At the moment, we have only tested SELF with OpenMPI with GPU aware support on AMD and Nvidia GPU platforms. As requested by users, we can work to test other MPI flavors ( Open an issue ). To find if your OpenMPI is built with GPU-Aware Support, you can use ompi_info and look for the MPI extensions attribute. For AMD platforms, you should see rocm , and for Nvidia platforms, you should see cuda; if you do not see these, your OpenMPI installation is not GPU aware

ompi_info | grep "MPI extensions"
       MPI extensions: affinity, cuda, ftmpi, rocm

How to install OpenMPI with ROCm for AMD GPUs#

Fluid Numerics recommends building OpenMPI with the Unified Communications Framework (UCX) with ROCm enabled. At the time we are writing this documentation, Spack does not have such a build option available for OpenMPI (though we're hoping it happens soon!). Instead, we can provide this build script below that we have found to work on Debian based linux platforms.

#!/bin/bash

export ROCM_PATH=/opt/rocm-6.0.2 ## Set this to the path of your ROCm installation
export INSTALL_ROOT=/apps/experimental/rocm-6.0.2 ## Set this to the path you want UCX and OpenMPI installed to
export BUILD_DIR=${INSTALL_ROOT}/tmp/
export UCX_DIR=${INSTALL_ROOT}/ucx
export OMPI_DIR=${INSTALL_ROOT}/ompi_ucx

module load rocm/6.0.2
module load gcc/12.3.0

rm -rf ${BUILD_DIR}
mkdir -p ${BUILD_DIR}


# Install ucx
cd $BUILD_DIR
git clone https://github.com/openucx/ucx.git -b v1.15.x
cd ucx
./autogen.sh
mkdir build
cd build
../configure -prefix=${UCX_DIR} \
    --with-rocm=${ROCM_PATH}
make -j $(nproc)
make -j $(nproc) install

# Install openmpi
cd $BUILD_DIR
git clone --recursive https://github.com/open-mpi/ompi.git \
    -b v5.0.x
cd ompi
./autogen.pl
mkdir build
cd build
../configure --prefix=$OMPI_DIR \
         --with-ucx=$UCX_DIR \
             --with-rocm=${ROCM_PATH} \
         --with-hwloc=internal \
             --with-slurm=/usr/local
make -j $(nproc)
make install

HDF5#

SELF is set up so that you can focus on building your conservation law solver easily and not worry about other more mundane coding tasks. When you run a simulation, you need to get data out somehow. SELF uses HDF5 to support serial and parallel file IO. All of SELF's parent model classes provide a simple WriteModel API call that will write the solution data (on the quadrature grid) to file, even if you are using domain decomposition. These files are particularly useful for doing "pickup" runs or for doing analysis offline in another toolkit.

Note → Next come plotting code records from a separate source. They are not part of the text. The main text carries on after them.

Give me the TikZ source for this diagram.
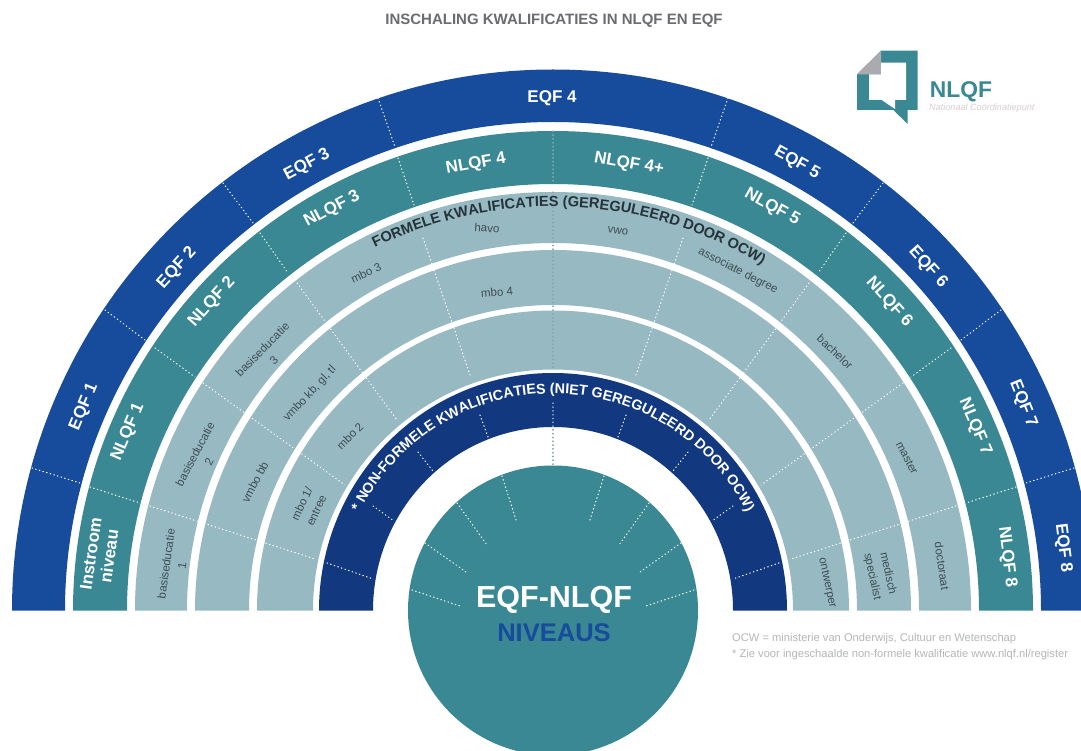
\documentclass[tikz,border=0pt]{standalone}
\usepackage{fontspec}
\setmainfont{Liberation Sans}
\usetikzlibrary{decorations.text}
\definecolor{eqfblue}{HTML}{174B9B}
\definecolor{nlqfteal}{HTML}{3A8893}
\definecolor{formal}{HTML}{97B9C1}
\definecolor{nonformal}{HTML}{12387F}
\definecolor{smalltext}{HTML}{3D4D53}
\definecolor{headtext}{HTML}{25333A}
\definecolor{titlegrey}{HTML}{6A6C70}
\definecolor{footgrey}{HTML}{B4B6B8}
\definecolor{logogrey}{HTML}{ABABAF}
\definecolor{logosub}{HTML}{D6CED2}
\definecolor{midline}{HTML}{86A6AF}
\tikzset{
  bandlabel/.style={font=\fontsize{17}{18.5}\selectfont\bfseries,text=white,inner sep=0pt,align=center},
  smalllabel/.style={font=\fontsize{11.5}{16}\selectfont,text=smalltext,inner sep=0pt,align=center},
  divider/.style={white,line width=1.1pt,dash pattern=on 0.6pt off 3.2pt,line cap=round},
  midpart/.style={midline,line width=1.1pt,dash pattern=on 0.6pt off 3.2pt,line cap=round},
}
% fill colour, outer x and y radius, inner x and y radius
\newcommand{\ringband}[5]{\fill[#1] ({553-#2},610.5) arc[start angle=180,end angle=0,x radius=#2 pt,y radius=#3 pt] -- ({553+#4},610.5) arc[start angle=0,end angle=180,x radius=#4 pt,y radius=#5 pt] -- cycle;}
\newcommand{\twodiv}[4]{\draw[divider] (#1,#2) -- (#3,#4); \draw[divider] ({1106-#1},#2) -- ({1106-#3},#4);}
\begin{document}
\begin{tikzpicture}[x=1pt,y=-1pt]
\useasboundingbox (0,0) rectangle (1081,751);
\clip (0,0) rectangle (1081,751);
\fill[white] (0,0) rectangle (1081,751);
% rings
\ringband{eqfblue}{541}{541}{488}{488.5}
\ringband{nlqfteal}{480}{479.5}{426}{426.5}
\ringband{formal}{418}{418.5}{366}{367.5}
\ringband{formal}{358}{360.5}{304}{305.5}
\ringband{formal}{296}{300}{240}{241}
\ringband{nonformal}{234}{237.5}{180}{183.5}
\fill[nlqfteal] (553,610.5) circle[radius=145pt];
% dividers
\twodiv{32}{468}{80}{483}
\twodiv{105}{310}{145}{340}
\twodiv{223}{183}{253}{223}
\twodiv{378}{98}{395}{147}
\twodiv{90}{487}{140}{503}
\twodiv{155}{348}{195}{377}
\twodiv{260}{233}{288}{273}
\twodiv{398}{158}{414}{205}
\twodiv{150}{506}{315}{559}
\twodiv{203}{383}{345}{485}
\twodiv{297}{283}{397}{420}
\twodiv{423}{238}{470}{375}
\twodiv{327}{563}{373}{579}
\twodiv{373}{506}{394}{521}
\twodiv{418}{452}{433}{471}
\twodiv{480}{415}{488}{437}
\twodiv{412}{590}{460}{606}
\twodiv{425}{543}{466}{572}
\twodiv{457}{503}{487}{545}
\twodiv{502}{476}{517}{523}
\draw[midpart] (553,131) -- (553,184);
\draw[midpart] (553,192) -- (553,370);
\draw[midpart] (553,403) -- (553,465);
% outer labels
\node[bandlabel,rotate=67] (eqf1) at (84,407) {EQF 1};
\node[bandlabel,rotate=48] (eqf2) at (177,268) {EQF 2};
\node[bandlabel,rotate=28] (eqf3) at (307,165) {EQF 3};
\node[bandlabel] (eqf4) at (552,98) {EQF 4};
\node[bandlabel,rotate=-29] (eqf5) at (797,163) {EQF 5};
\node[bandlabel,rotate=-48] (eqf6) at (928,267) {EQF 6};
\node[bandlabel,rotate=-68] (eqf7) at (1023,404) {EQF 7};
\node[bandlabel,rotate=-83] (eqf8) at (1063,548) {EQF 8};
\node[bandlabel,rotate=82] (instroom) at (100,555) {Instroom\\niveau};
\node[bandlabel,rotate=67] (nlqf1) at (128,432) {NLQF 1};
\node[bandlabel,rotate=48] (nlqf2) at (212,302) {NLQF 2};
\node[bandlabel,rotate=28] (nlqf3) at (332,209) {NLQF 3};
\node[bandlabel,rotate=10] (nlqf4) at (476,164) {NLQF 4};
\node[bandlabel,rotate=-10] (nlqf4p) at (629,164) {NLQF 4+};
\node[bandlabel,rotate=-29] (nlqf5) at (772,207) {NLQF 5};
\node[bandlabel,rotate=-48] (nlqf6) at (889,302) {NLQF 6};
\node[bandlabel,rotate=-67] (nlqf7) at (975,427) {NLQF 7};
\node[bandlabel,rotate=-83] (nlqf8) at (1007,557) {NLQF 8};
% qualification labels
\node[smalllabel,rotate=82] (bas1) at (174,565) {basiseducatie\\1};
\node[smalllabel,rotate=62] (bas2) at (202,458) {basiseducatie\\2};
\node[smalllabel,rotate=45] (bas3) at (268,355) {basiseducatie\\3};
\node[smalllabel,rotate=25] (mbo3) at (366,273) {mbo 3};
\node[smalllabel,rotate=-3] (havo) at (487,228) {havo};
\node[smalllabel,rotate=-8] (vwo) at (618,231) {vwo};
\node[smalllabel,rotate=-27] (ad) at (738,271) {associate degree};
\node[smalllabel,rotate=-43] (bach) at (835,352) {bachelor};
\node[smalllabel,rotate=-62] (master) at (907,458) {master};
\node[smalllabel,rotate=-82] (doct) at (942,566) {doctoraat};
\node[smalllabel,rotate=-78] (med) at (880,575) {medisch\\specialist};
\node[smalllabel,rotate=-78] (ontw) at (827,583) {ontwerper};
\node[smalllabel,rotate=5] (mbo4) at (497,292) {mbo 4};
\node[smalllabel,rotate=62] (vmbobb) at (255,482) {vmbo bb};
\node[smalllabel,rotate=47] (vmbokb) at (310,394) {vmbo kb, gl, tl};
\node[smalllabel,rotate=65] (mbo1) at (309,507) {mbo 1/\\entree};
\node[smalllabel,rotate=45] (mbo2) at (350,436) {mbo 2};
% curved headings
\path[decorate,decoration={text along path,text align=center,
  text={|\fontsize{14.6}{17}\selectfont\bfseries\color{headtext}|FORMELE KWALIFICATIES (GEREGULEERD DOOR OCW)}}]
  ({553+404*cos(157.5)},{610.5-404*sin(157.5)}) arc[start angle=157.5,end angle=17.5,radius=404pt];
\path[decorate,decoration={text along path,text align=center,
  text={|\fontsize{14.3}{16}\selectfont\bfseries\color{white}|* NON-FORMELE KWALIFICATIES (NIET GEREGULEERD DOOR OCW)}}]
  ({553+217*cos(175)},{610.5-217*sin(175)}) arc[start angle=175,end angle=5,radius=217pt];
% centre
\node[font=\fontsize{30.5}{32}\selectfont\bfseries,text=white,inner sep=0pt] (centre) at (554,600) {EQF-NLQF};
\node[font=\fontsize{25.5}{28}\selectfont\bfseries,text=eqfblue,inner sep=0pt] (niveaus) at (554,633) {NIVEAUS};
% title
\node[font=\fontsize{15}{17}\selectfont\bfseries,text=titlegrey,inner sep=0pt] (title) at (554,20.7) {INSCHALING KWALIFICATIES IN NLQF EN EQF};
% footnotes
\node[font=\fontsize{11.15}{12}\selectfont,text=footgrey,inner sep=0pt,anchor=west] (foot1) at (732,639) {OCW = ministerie van Onderwijs, Cultuur en Wetenschap};
\node[font=\fontsize{11.15}{12}\selectfont,text=footgrey,inner sep=0pt,anchor=west] (foot2) at (732,655) {* Zie voor ingeschaalde non-formele kwalificatie www.nlqf.nl/register};
% logo
\fill[nlqfteal] (857,74.3) -- (881,50.7) -- (917.7,50.7) -- (917.7,110) -- (907.7,110) -- (907.7,124) -- (893.3,110) -- (857,110) -- cycle;
\fill[logogrey] (857,74.3) -- (881,50.7) -- (881,74.3) -- cycle;
\fill[white] (869,74.3) -- (881,74.3) -- (881,62.7) -- (906,62.7) -- (906,100) -- (895,100) -- (895,109) -- (881.7,100) -- (869,100) -- cycle;
\node[font=\fontsize{22.8}{24}\selectfont\bfseries,text=nlqfteal,inner sep=0pt] (logotext) at (961,91.5) {NLQF};
\node[font=\fontsize{9.1}{10}\selectfont\itshape,text=logosub,inner sep=0pt,anchor=west] (logosub) at (929,108) {Nationaal Coördinatiepunt};
\end{tikzpicture}
\end{document}
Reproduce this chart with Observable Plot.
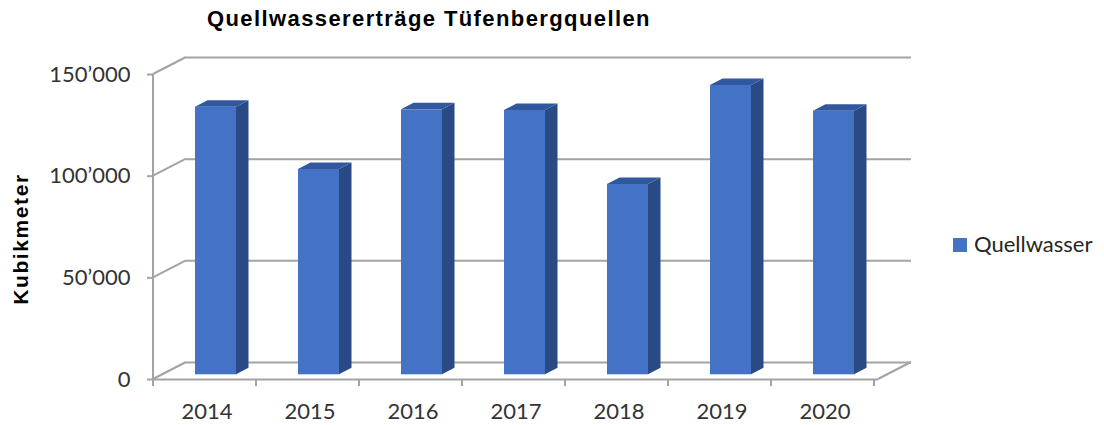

In order to provide serial and parallel IO functionality, SELF requires HDF5 built with Fortran and MPI bindings. When using spack, this can easily be installed using spack install hdf5+fortran+mpi.

FEQ-Parse#

SELF conveniently provides a simple way to set boundary conditions and initial conditions for your model using equations stored in Fortran CHARACTER variables. By using the SetEquation API calls, you can easily define initial and boundary conditions for your model. Under the hood, SELF uses Fluid Numerics' feq-parse to parse the CHARACTER equations and evaluate them on your model grid.

Fluid Numerics maintains the feq-parse spack package, which you can easily install using spack install feq-parse.